▶ Work to complete
The line containing "const TITLE_LINES = ['relative" marks the end: extract everything from the first line of the data through that line, exactly, with no pictures.

▶ Given material
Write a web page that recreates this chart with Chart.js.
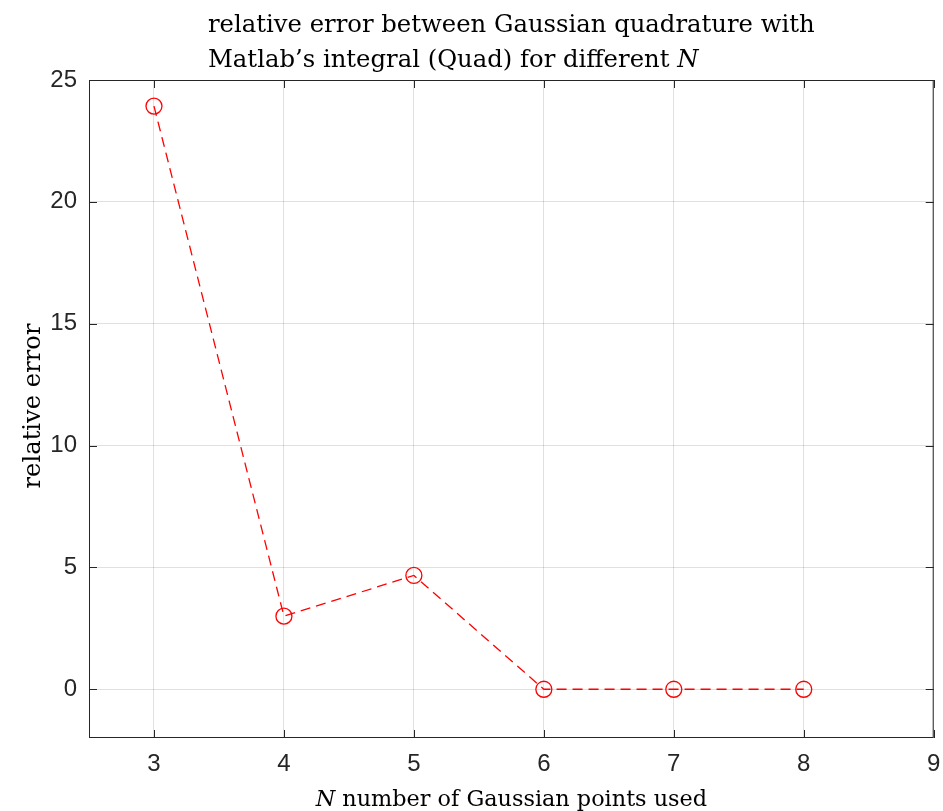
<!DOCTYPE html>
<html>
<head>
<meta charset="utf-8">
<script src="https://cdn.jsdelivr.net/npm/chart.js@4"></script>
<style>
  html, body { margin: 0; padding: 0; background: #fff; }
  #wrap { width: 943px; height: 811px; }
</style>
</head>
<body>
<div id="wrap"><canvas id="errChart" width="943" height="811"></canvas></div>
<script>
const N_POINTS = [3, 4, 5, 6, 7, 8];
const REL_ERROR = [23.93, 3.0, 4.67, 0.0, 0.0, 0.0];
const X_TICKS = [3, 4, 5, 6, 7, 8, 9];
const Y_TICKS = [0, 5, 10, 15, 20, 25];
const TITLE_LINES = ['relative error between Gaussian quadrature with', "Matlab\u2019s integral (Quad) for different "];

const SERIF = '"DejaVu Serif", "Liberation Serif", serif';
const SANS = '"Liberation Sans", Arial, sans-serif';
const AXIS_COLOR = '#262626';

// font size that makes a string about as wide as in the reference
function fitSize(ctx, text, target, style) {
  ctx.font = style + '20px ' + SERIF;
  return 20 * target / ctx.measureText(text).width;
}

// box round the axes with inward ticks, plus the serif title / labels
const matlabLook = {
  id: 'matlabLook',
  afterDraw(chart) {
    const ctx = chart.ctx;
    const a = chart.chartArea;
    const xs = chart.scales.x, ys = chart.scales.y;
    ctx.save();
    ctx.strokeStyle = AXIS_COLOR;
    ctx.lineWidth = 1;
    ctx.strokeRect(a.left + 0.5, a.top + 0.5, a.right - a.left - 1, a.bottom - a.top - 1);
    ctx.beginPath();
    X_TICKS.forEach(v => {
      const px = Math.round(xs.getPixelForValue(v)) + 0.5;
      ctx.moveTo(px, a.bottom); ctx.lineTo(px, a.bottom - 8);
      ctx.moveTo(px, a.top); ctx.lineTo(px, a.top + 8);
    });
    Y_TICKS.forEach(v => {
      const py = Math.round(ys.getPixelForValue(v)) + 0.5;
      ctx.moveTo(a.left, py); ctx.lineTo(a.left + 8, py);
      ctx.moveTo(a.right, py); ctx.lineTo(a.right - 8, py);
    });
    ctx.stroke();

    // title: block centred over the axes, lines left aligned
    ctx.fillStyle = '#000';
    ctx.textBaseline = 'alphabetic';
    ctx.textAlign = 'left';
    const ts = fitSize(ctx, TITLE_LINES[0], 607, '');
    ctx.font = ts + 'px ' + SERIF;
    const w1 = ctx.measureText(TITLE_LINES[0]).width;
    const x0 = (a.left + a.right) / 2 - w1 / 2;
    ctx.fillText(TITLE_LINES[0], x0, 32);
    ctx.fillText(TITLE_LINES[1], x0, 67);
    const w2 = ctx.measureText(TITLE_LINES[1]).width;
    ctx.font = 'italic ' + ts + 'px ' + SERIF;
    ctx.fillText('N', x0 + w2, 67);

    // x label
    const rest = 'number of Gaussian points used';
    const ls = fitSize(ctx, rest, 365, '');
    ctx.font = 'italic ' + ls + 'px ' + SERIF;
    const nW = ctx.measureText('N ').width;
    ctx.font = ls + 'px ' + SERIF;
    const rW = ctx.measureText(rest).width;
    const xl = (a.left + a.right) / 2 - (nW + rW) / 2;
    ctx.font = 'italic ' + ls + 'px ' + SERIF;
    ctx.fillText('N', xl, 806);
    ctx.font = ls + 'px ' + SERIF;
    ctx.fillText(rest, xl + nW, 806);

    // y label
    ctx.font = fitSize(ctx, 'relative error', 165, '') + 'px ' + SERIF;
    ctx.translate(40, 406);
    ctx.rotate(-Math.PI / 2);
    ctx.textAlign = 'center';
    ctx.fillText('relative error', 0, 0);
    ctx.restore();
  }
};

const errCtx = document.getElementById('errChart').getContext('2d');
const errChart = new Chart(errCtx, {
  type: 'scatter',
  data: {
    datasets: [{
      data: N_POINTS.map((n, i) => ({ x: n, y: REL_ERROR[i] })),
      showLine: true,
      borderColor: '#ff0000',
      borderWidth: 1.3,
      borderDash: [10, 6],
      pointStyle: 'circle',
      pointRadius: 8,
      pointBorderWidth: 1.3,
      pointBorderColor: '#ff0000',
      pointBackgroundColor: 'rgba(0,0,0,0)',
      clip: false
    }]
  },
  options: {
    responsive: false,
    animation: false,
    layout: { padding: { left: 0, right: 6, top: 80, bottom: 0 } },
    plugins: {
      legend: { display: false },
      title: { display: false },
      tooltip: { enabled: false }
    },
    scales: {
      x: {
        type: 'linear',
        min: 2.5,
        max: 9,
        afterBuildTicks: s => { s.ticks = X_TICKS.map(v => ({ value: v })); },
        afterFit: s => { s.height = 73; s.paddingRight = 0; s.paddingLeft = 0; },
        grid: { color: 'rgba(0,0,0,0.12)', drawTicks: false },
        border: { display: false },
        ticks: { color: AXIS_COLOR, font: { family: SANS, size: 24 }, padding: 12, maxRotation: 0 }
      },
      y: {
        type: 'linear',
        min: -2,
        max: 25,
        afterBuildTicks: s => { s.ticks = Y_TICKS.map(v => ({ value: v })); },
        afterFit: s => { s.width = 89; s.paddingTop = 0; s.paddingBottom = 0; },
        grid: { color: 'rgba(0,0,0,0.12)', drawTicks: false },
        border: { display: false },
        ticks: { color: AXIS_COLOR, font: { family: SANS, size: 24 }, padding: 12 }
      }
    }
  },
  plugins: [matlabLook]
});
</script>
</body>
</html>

▶ Task output
Write a web page that recreates this chart with Chart.js.
<!DOCTYPE html>
<html>
<head>
<meta charset="utf-8">
<script src="https://cdn.jsdelivr.net/npm/chart.js@4"></script>
<style>
  html, body { margin: 0; padding: 0; background: #fff; }
  #wrap { width: 943px; height: 811px; }
</style>
</head>
<body>
<div id="wrap"><canvas id="errChart" width="943" height="811"></canvas></div>
<script>
const N_POINTS = [3, 4, 5, 6, 7, 8];
const REL_ERROR = [23.93, 3.0, 4.67, 0.0, 0.0, 0.0];
const X_TICKS = [3, 4, 5, 6, 7, 8, 9];
const Y_TICKS = [0, 5, 10, 15, 20, 25];
const TITLE_LINES = ['relative error between Gaussian quadrature with', "Matlab\u2019s integral (Quad) for different "];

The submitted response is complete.